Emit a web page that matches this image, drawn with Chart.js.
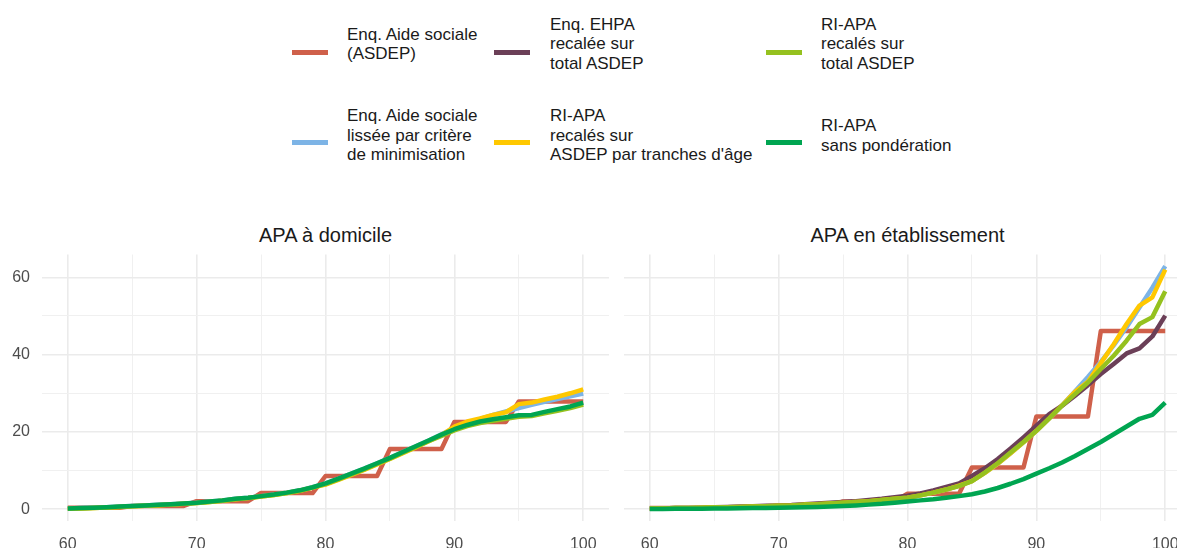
<!DOCTYPE html>
<html lang="fr">
<head>
<meta charset="utf-8">
<script src="https://cdn.jsdelivr.net/npm/chart.js@4"></script>
<style>
  html, body { margin: 0; padding: 0; width: 1177px; height: 548px; overflow: hidden; background: #fff; }
  body { position: relative; font-family: "Liberation Sans", Arial, sans-serif; }
  canvas { position: absolute; top: 245px; }
  .title { position: absolute; top: 235px; width: 567px; text-align: center; font-size: 20px; color: #1a1a1a; transform: translateY(-50%); }
  .key { position: absolute; width: 36px; height: 5px; }
  .lab { position: absolute; font-size: 17px; line-height: 19.5px; color: #1a1a1a; white-space: pre; transform: translateY(-50%); }
</style>
</head>
<body>
<div class="title" style="left:42px">APA à domicile</div>
<div class="title" style="left:624px">APA en établissement</div>
<div id="legend"></div>
<canvas id="dom" width="609" height="303" style="left:0"></canvas>
<canvas id="etab" width="567" height="303" style="left:624px"></canvas>
<script>
// Age (x axis)
const ages = [60, 61, 62, 63, 64, 65, 66, 67, 68, 69, 70, 71, 72, 73, 74, 75, 76, 77, 78, 79, 80,
              81, 82, 83, 84, 85, 86, 87, 88, 89, 90, 91, 92, 93, 94, 95, 96, 97, 98, 99, 100];
const xTicks = [60, 65, 70, 75, 80, 85, 90, 95, 100];
const yTicks = [0, 10, 20, 30, 40, 50, 60];

// APA à domicile
const asdepDom = [0.4, 0.4, 0.4, 0.4, 0.4, 0.85, 0.85, 0.85, 0.85, 0.85, 2.1, 2.1, 2.1, 2.1, 2.1,
  4.2, 4.2, 4.2, 4.2, 4.2, 8.6, 8.6, 8.6, 8.6, 8.6, 15.6, 15.6, 15.6, 15.6, 15.6,
  22.6, 22.6, 22.6, 22.6, 22.6, 27.9, 27.9, 27.9, 27.9, 27.9, 27.9];
const lisseeDom = [0.2, 0.3, 0.4, 0.55, 0.7, 0.85, 1.0, 1.15, 1.3, 1.5, 1.7, 2.0, 2.3, 2.7, 3.0,
  3.4, 3.8, 4.3, 4.9, 5.7, 6.7, 7.9, 9.2, 10.5, 11.9, 13.3, 14.8, 16.3, 17.8, 19.4,
  21.0, 22.3, 23.4, 24.4, 25.3, 26.2, 27.0, 27.8, 28.5, 29.2, 29.9];
const ehpaDom = [];
const tranchesDom = [0.1, 0.2, 0.3, 0.45, 0.6, 0.75, 0.9, 1.05, 1.2, 1.4, 1.6, 1.9, 2.2, 2.6, 2.9,
  3.3, 3.7, 4.2, 4.8, 5.6, 6.4, 7.6, 8.9, 10.2, 11.6, 13.0, 14.5, 16.0, 17.6, 19.2,
  21.4, 22.7, 23.5, 24.4, 25.1, 27.2, 27.6, 28.4, 29.1, 30.0, 31.0];
const recalTotalDom = [0.1, 0.2, 0.3, 0.45, 0.6, 0.75, 0.9, 1.05, 1.2, 1.4, 1.6, 1.9, 2.2, 2.6, 2.9,
  3.3, 3.7, 4.2, 4.8, 5.6, 6.5, 7.7, 9.0, 10.3, 11.7, 13.1, 14.6, 16.1, 17.6, 19.0,
  20.4, 21.5, 22.3, 22.9, 23.4, 23.9, 24.1, 24.8, 25.5, 26.2, 27.1];
const brutDom = [0.2, 0.3, 0.4, 0.55, 0.7, 0.85, 1.0, 1.15, 1.3, 1.5, 1.7, 2.0, 2.3, 2.7, 3.0,
  3.4, 3.8, 4.3, 4.9, 5.7, 6.7, 7.9, 9.2, 10.5, 11.9, 13.3, 14.8, 16.3, 17.8, 19.3,
  20.7, 21.8, 22.7, 23.3, 23.8, 24.3, 24.4, 25.2, 25.9, 26.6, 27.6];

// APA en établissement
const asdepEtab = [0.3, 0.3, 0.3, 0.3, 0.3, 0.5, 0.5, 0.5, 0.5, 0.5, 1.0, 1.0, 1.0, 1.0, 1.0,
  2.0, 2.0, 2.0, 2.0, 2.0, 4.0, 4.0, 4.0, 4.0, 4.0, 10.8, 10.8, 10.8, 10.8, 10.8,
  24.0, 24.0, 24.0, 24.0, 24.0, 46.1, 46.1, 46.1, 46.1, 46.1, 46.1];
const lisseeEtab = [0.2, 0.2, 0.3, 0.3, 0.4, 0.5, 0.5, 0.6, 0.7, 0.8, 0.9, 1.0, 1.2, 1.3, 1.5,
  1.7, 1.9, 2.1, 2.4, 2.7, 3.0, 3.6, 4.3, 5.1, 6.1, 7.3, 9.4, 11.8, 14.5, 17.3,
  20.3, 23.5, 26.9, 30.5, 34.2, 38.1, 42.4, 47.1, 52.2, 57.3, 62.9];
const ehpaEtab = [0.2, 0.2, 0.3, 0.3, 0.4, 0.5, 0.6, 0.7, 0.8, 0.9, 1.0, 1.1, 1.3, 1.5, 1.7,
  1.9, 2.1, 2.4, 2.7, 3.1, 3.5, 4.1, 4.9, 5.8, 6.7, 8.6, 10.6, 13.0, 15.7, 18.6,
  21.6, 24.6, 26.8, 29.4, 32.1, 35.0, 37.6, 40.3, 41.6, 44.7, 50.1];
const tranchesEtab = [0.2, 0.2, 0.3, 0.3, 0.4, 0.5, 0.5, 0.6, 0.7, 0.8, 0.9, 1.0, 1.2, 1.3, 1.5,
  1.7, 1.9, 2.1, 2.4, 2.7, 3.0, 3.6, 4.3, 5.1, 6.1, 7.3, 9.4, 11.8, 14.5, 17.3,
  20.3, 23.5, 26.9, 30.4, 33.0, 37.8, 42.7, 47.9, 52.7, 54.8, 62.0];
const recalTotalEtab = [0.2, 0.2, 0.3, 0.3, 0.4, 0.5, 0.5, 0.6, 0.7, 0.8, 0.9, 1.0, 1.2, 1.3, 1.5,
  1.7, 1.9, 2.1, 2.4, 2.7, 3.0, 3.6, 4.3, 5.1, 6.0, 7.3, 9.5, 11.9, 14.7, 17.4,
  20.3, 23.5, 26.8, 29.8, 32.8, 36.3, 39.7, 43.6, 47.9, 49.7, 56.4];
const brutEtab = [0.05, 0.07, 0.1, 0.12, 0.15, 0.18, 0.2, 0.25, 0.3, 0.35, 0.4, 0.45, 0.5, 0.6, 0.7,
  0.85, 1.0, 1.2, 1.4, 1.7, 2.0, 2.3, 2.6, 3.0, 3.4, 3.9, 4.6, 5.5, 6.6, 7.8,
  9.2, 10.6, 12.1, 13.8, 15.6, 17.4, 19.4, 21.4, 23.4, 24.4, 27.6];

// Legend labels and colours (legend order: row by row)
const seriesLabels = ["Enq. Aide sociale\n(ASDEP)", "Enq. EHPA\nrecalée sur\ntotal ASDEP", "RI-APA\nrecalés sur\ntotal ASDEP",
  "Enq. Aide sociale\nlissée par critère\nde minimisation", "RI-APA\nrecalés sur\nASDEP par tranches d'âge", "RI-APA\nsans pondération"];
const seriesColors = ["#CF604A", "#6B3F57", "#95C11F", "#7DB4E6", "#FFC800", "#00A551"];
// drawing order: lower is on top
const seriesOrder = [5, 3, 1, 4, 2, 0];

// legend, built by hand
const legendCols = [{ key: 292, text: 347 }, { key: 494, text: 550 }, { key: 766, text: 821 }];
const legendRows = [{ key: 52.7, text: 43.5 }, { key: 142.7, text: 135 }];
const legend = document.getElementById("legend");
seriesLabels.forEach((lab, i) => {
  const col = legendCols[i % 3], row = legendRows[Math.floor(i / 3)];
  const k = document.createElement("div");
  k.className = "key";
  k.style.left = col.key + "px";
  k.style.top = (row.key - 2.5) + "px";
  k.style.background = seriesColors[i];
  legend.appendChild(k);
  const t = document.createElement("div");
  t.className = "lab";
  t.style.left = col.text + "px";
  t.style.top = row.text + "px";
  t.textContent = lab;
  legend.appendChild(t);
});

const tickFont = { family: "'Liberation Sans', Arial, sans-serif", size: 16 };
const gridColor = (ctx, step) => (ctx.tick && ctx.tick.value % step === 0 ? "#ebebeb" : "#f0f0f0");
const gridWidth = (ctx, step) => (ctx.tick && ctx.tick.value % step === 0 ? 1.6 : 1.0);

function panel(id, seriesValues, showY) {
  const datasets = seriesValues.map((vals, i) => ({
    label: seriesLabels[i],
    data: vals.map((v, j) => ({ x: ages[j], y: v })),
    borderColor: seriesColors[i],
    borderWidth: 4.5,
    pointRadius: 0,
    tension: 0,
    fill: false,
    borderJoinStyle: "round",
    order: seriesOrder[i],
  }));

  return new Chart(document.getElementById(id), {
    type: "line",
    data: { datasets },
    options: {
      responsive: false,
      animation: false,
      layout: { padding: { top: 9.5, left: 0, right: 0, bottom: 0 } },
      plugins: { legend: { display: false }, tooltip: { enabled: false } },
      scales: {
        x: {
          type: "linear",
          min: 58,
          max: 102,
          afterBuildTicks: (sc) => { sc.ticks = xTicks.map((v) => ({ value: v })); },
          afterFit: (sc) => { sc.height = 26.6; sc.paddingLeft = 0; sc.paddingRight = 0; },
          border: { display: false },
          grid: { drawTicks: false, color: (c) => gridColor(c, 10), lineWidth: (c) => gridWidth(c, 10) },
          ticks: {
            padding: 13.5, autoSkip: false, maxRotation: 0, color: "#4d4d4d", font: tickFont,
            callback: (v) => (v % 10 === 0 ? String(v) : ""),
          },
        },
        y: {
          min: -3.14,
          max: 65.9,
          afterBuildTicks: (sc) => { sc.ticks = yTicks.map((v) => ({ value: v })); },
          afterFit: (sc) => { sc.width = showY ? 42 : 0; sc.paddingTop = 0; sc.paddingBottom = 0; },
          border: { display: false },
          grid: { drawTicks: false, color: (c) => gridColor(c, 20), lineWidth: (c) => gridWidth(c, 20) },
          ticks: {
            display: showY, padding: 12, color: "#4d4d4d", font: tickFont,
            callback: (v) => (v % 20 === 0 ? String(v) : ""),
          },
        },
      },
    },
  });
}

panel("dom", [asdepDom, ehpaDom, recalTotalDom, lisseeDom, tranchesDom, brutDom], true);
panel("etab", [asdepEtab, ehpaEtab, recalTotalEtab, lisseeEtab, tranchesEtab, brutEtab], false);
</script>
</body>
</html>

## Given instruction
Repeat the listing above exactly from its first line to the line containing "const yTicks = [0, 10, 20, 30, 40, 50, 60];", both included, and omit the pictures.

## Response below
Emit a web page that matches this image, drawn with Chart.js.
<!DOCTYPE html>
<html lang="fr">
<head>
<meta charset="utf-8">
<script src="https://cdn.jsdelivr.net/npm/chart.js@4"></script>
<style>
  html, body { margin: 0; padding: 0; width: 1177px; height: 548px; overflow: hidden; background: #fff; }
  body { position: relative; font-family: "Liberation Sans", Arial, sans-serif; }
  canvas { position: absolute; top: 245px; }
  .title { position: absolute; top: 235px; width: 567px; text-align: center; font-size: 20px; color: #1a1a1a; transform: translateY(-50%); }
  .key { position: absolute; width: 36px; height: 5px; }
  .lab { position: absolute; font-size: 17px; line-height: 19.5px; color: #1a1a1a; white-space: pre; transform: translateY(-50%); }
</style>
</head>
<body>
<div class="title" style="left:42px">APA à domicile</div>
<div class="title" style="left:624px">APA en établissement</div>
<div id="legend"></div>
<canvas id="dom" width="609" height="303" style="left:0"></canvas>
<canvas id="etab" width="567" height="303" style="left:624px"></canvas>
<script>
// Age (x axis)
const ages = [60, 61, 62, 63, 64, 65, 66, 67, 68, 69, 70, 71, 72, 73, 74, 75, 76, 77, 78, 79, 80,
              81, 82, 83, 84, 85, 86, 87, 88, 89, 90, 91, 92, 93, 94, 95, 96, 97, 98, 99, 100];
const xTicks = [60, 65, 70, 75, 80, 85, 90, 95, 100];
const yTicks = [0, 10, 20, 30, 40, 50, 60];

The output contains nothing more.